2-Seams might be used as personal symbols in some way.
...and considering how we use making to map quiet observation, document consciousness. Gazing is deeper than looking. It is slower I think. And more importantly, more selfless. Two things stick with me here. I like the eye form that emerged where the two circles overlapped. And again I imagine this composition without the figures, the beauty and ultimate magic of the marks left behind, engraved by how it happened. And being there. And then later when we are not. The story map with a less ownership in it. Like a once tended, now wild garden, a place prepared for anything to grow.
I used some digital cut and paste to look at my idea.
Now also liking the whisker lines, map. The sense, the difference in tilt, a mark of point of view. How they might intimately intersect with others without planning.
Although this piece has a light-hearted approach, there is something very important to me in these thoughts today. Some explanation that whispers to me about the hidden logic in creativity. How things come to be by moving through us, not by springing forth on their own. I'll talk when the words are clearer.
Hand dyed silk mandala fragment by Richard Carbin. Glennis and Richard put together a classon this technique awhile back which I signed up for. I need more practice, so it was great to have a small piece from the master mandala maker. A great component for Gazing. A little something to make it seem bigger.
(I think I last mentioned it here. But I can't keep track lately.)
I quilted it in an intentional way, using one strand of embroidery thread. I wanted the ripple to be more prominent than the stitch. I wanted the ripple to create a sense of intensity. Importance. To highlight the concept of holding center as not holding selfishly but holding a longer view. I wanted to express that inner peace relates to a kind of respect for self as everything else, even if imagined. I like how what is held goes beyond the moons, the memories, my own small sense of time. I like that the stray is sitting. Not fearful or running. Held. Gathered around center. But free. I like how the cloth feels. Sturdy yet light. It's about 12" square but I like that it seems bigger.
we are home here today. It's snowing but spring in my mind. A few things are settled.
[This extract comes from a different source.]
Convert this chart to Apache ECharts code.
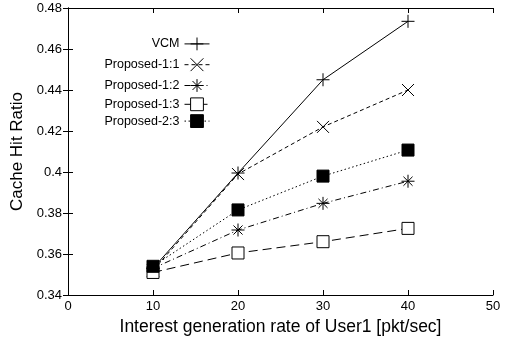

Home will change. Divided between here-ish and there. Center will not be affected.
I am spending time mastering a mobile format. I am quiet but around.
I have temporarily removed the center silk panel. It is slightly smaller than the opening and I want to extend it a bit. And I am looking at this. How it is a way of holding center. In some lighter way. A focus on a sense of center that might not be apparent otherwise. Holding nothing but then not. A place. Placekeeping. I will hold that thought in my mind for further consideration.
And then, how the frame floats. How easily it could be pulled out of shape. Softened by that. A kind of liquid frame. I will hold that thought too.
Because here and now, I will be continuing with the other thought. Extending the silk centerpiece.
I will stitch the inner edge of the patchwork frame, catching all layers. And then cut away the excess cotton lawn*- inner frame close to that stitching line by lifting the outer edge of the frame out of the way, but I will show all that later. Managing the layers. I will create a page at Feel Free for seams but not today.
* Lawn cloth or lawn is a plain weave textile, originally of linen but now chiefly cotton. Lawn is designed using fine, high count yarns, which results in a silky, untextured feel. The term "lawn" derives from "Laon", a city in France, which produced large quantities of linen lawn.
Several versions. This one will take the longest because it is being hand pieced.
It will be square. I am working in rings. Arranging the seam color that way. A square basket, with 9 holding center. I am using what I have. Glad to be using it. Adding at least 9 squares a day until it fills the wall it will hang on.
There is no need to add a backing in order to use it as a design/measuring tool. But I will. Because I feel this effort , this set of cloths, is a set of blankets for me. Something quite important to my sanity. A needle chant. I will work on this series (now the final leg of the Sanity series) in the background, not much to see really. I will show my progress once in a while. And share my thoughts about its value to me.